Özelleştirmeye dava açan bir başka kurum da Türkiye Tarım Orman Gıda Hizmet Kolu Görevlileri Sendikası. Sendikanın İstanbul Şube Başkanı, aynı zamanda Kadıköy Kent konseyi üyesi olan ziraat mühendisi İ. Okay Yıldırım, satışı istenen Tarım İl’de görev yapan bir gıda kontrolörü.
39 ilçe müdürlüğünün bağlı bulunduğu, yaklaşık 700 personelin görev yaptığı İstanbul İl Gıda Tarım ve Hayvancılık Müdürlüğü’nün İstanbul’un, Kadıköy gibi çok müstesna bir ilçesinde konuşlandığını anımsatan Yıldırım, “Bu araziyi asıl değerlendiren, yeşil bir alan olmasıdır. Kadıköy’ün, İstanbul’un en yeşil  ilçesi olduğunu göz önüne alırsak, bu özelleştirme sürecinde bizim önceliğimiz bu yeşil alanın korunması… Bizim için hassas nokta yeşil alan gaspı ve Toprak Koruma Kanunu’nun ihlalidir” diyor.

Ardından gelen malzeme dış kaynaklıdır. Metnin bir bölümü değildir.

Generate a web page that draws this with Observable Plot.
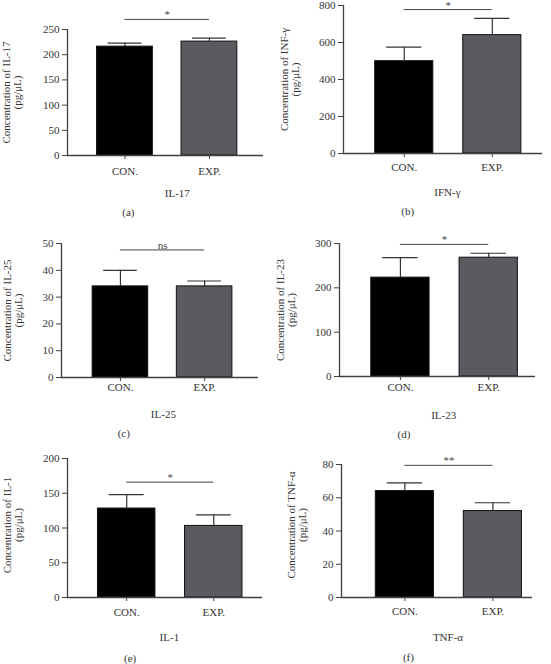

Mihrimah Sultan’ın “tarım yapılsın” şerhinin ahlaki ve hukuksal bir değer taşıdığını da vurgulayan Okay Yıldırım, “Bu binanın, ulaşım kolaylığı dikkate alınınca, yerinin değiştirilmesi, buradaki hizmetin aksamasına neden olacaktır. Biz, kamuya ait yerlerin, kamunun elinde doğru kullanımından yanayız” diye konuşuyor.
TARIM NÖBETİ BAŞLADI 
Mahalle sakinleri, sivil toplum örgütü temsilcileri ve çevre mahallelerin muhtarlarından oluşan Göztepe ve Kozyatağı dayanışmaları, geçen hafta Pazar günü (23 Kasım) Tarım İl önünde biraraya gelerek eylem yapmıştı. Bu eylemde alınan “her Pazar buluşma kararı” üzerinde, ilk buluşma 30 Kasım Pazar günü gerçekleştirildi. “Göztepe parkına cami yaptırmadık, Yeşilbahar okulunu  imam hatibe çevrilmesini engelledik” diyen eylemciler, bu alanı da savunacaklarını vurguluyor.